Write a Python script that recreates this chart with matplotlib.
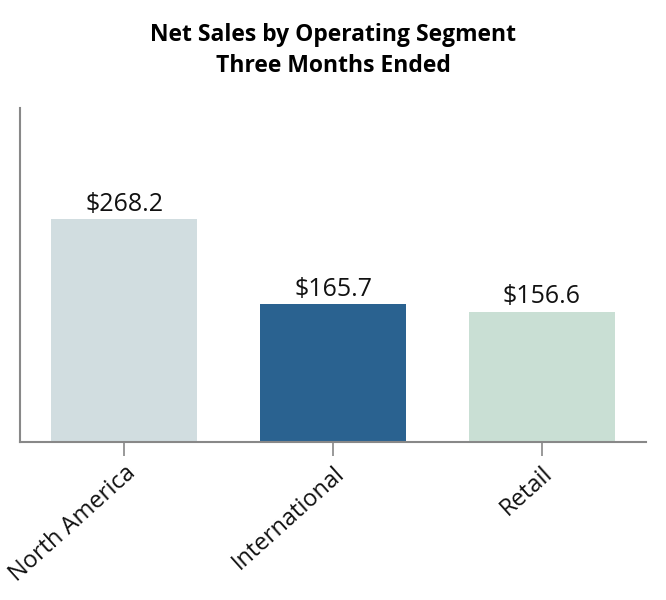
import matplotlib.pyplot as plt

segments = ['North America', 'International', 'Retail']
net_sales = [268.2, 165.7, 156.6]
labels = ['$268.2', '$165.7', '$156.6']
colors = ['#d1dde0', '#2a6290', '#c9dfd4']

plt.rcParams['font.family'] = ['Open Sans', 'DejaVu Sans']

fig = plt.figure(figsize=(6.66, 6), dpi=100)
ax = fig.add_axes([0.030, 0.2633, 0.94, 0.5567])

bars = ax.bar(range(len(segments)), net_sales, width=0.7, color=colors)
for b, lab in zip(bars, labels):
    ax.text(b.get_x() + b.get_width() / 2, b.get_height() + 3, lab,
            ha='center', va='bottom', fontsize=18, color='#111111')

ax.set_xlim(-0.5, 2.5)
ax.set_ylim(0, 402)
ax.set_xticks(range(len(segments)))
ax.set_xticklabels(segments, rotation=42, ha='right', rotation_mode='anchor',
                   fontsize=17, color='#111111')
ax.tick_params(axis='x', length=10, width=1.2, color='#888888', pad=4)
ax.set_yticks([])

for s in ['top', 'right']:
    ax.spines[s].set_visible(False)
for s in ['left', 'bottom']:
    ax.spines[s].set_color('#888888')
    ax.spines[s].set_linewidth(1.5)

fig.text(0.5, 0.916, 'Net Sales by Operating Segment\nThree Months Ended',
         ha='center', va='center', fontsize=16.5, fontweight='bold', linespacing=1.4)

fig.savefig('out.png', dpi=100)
:::::
■ **Written instruction**: Reproduce the data above in full, exactly as it is, with the pictures left out.

■ **Complete response**:
Write a Python script that recreates this chart with matplotlib.
import matplotlib.pyplot as plt

segments = ['North America', 'International', 'Retail']
net_sales = [268.2, 165.7, 156.6]
labels = ['$268.2', '$165.7', '$156.6']
colors = ['#d1dde0', '#2a6290', '#c9dfd4']

plt.rcParams['font.family'] = ['Open Sans', 'DejaVu Sans']

fig = plt.figure(figsize=(6.66, 6), dpi=100)
ax = fig.add_axes([0.030, 0.2633, 0.94, 0.5567])

bars = ax.bar(range(len(segments)), net_sales, width=0.7, color=colors)
for b, lab in zip(bars, labels):
    ax.text(b.get_x() + b.get_width() / 2, b.get_height() + 3, lab,
            ha='center', va='bottom', fontsize=18, color='#111111')

ax.set_xlim(-0.5, 2.5)
ax.set_ylim(0, 402)
ax.set_xticks(range(len(segments)))
ax.set_xticklabels(segments, rotation=42, ha='right', rotation_mode='anchor',
                   fontsize=17, color='#111111')
ax.tick_params(axis='x', length=10, width=1.2, color='#888888', pad=4)
ax.set_yticks([])

for s in ['top', 'right']:
    ax.spines[s].set_visible(False)
for s in ['left', 'bottom']:
    ax.spines[s].set_color('#888888')
    ax.spines[s].set_linewidth(1.5)

fig.text(0.5, 0.916, 'Net Sales by Operating Segment\nThree Months Ended',
         ha='center', va='center', fontsize=16.5, fontweight='bold', linespacing=1.4)

fig.savefig('out.png', dpi=100)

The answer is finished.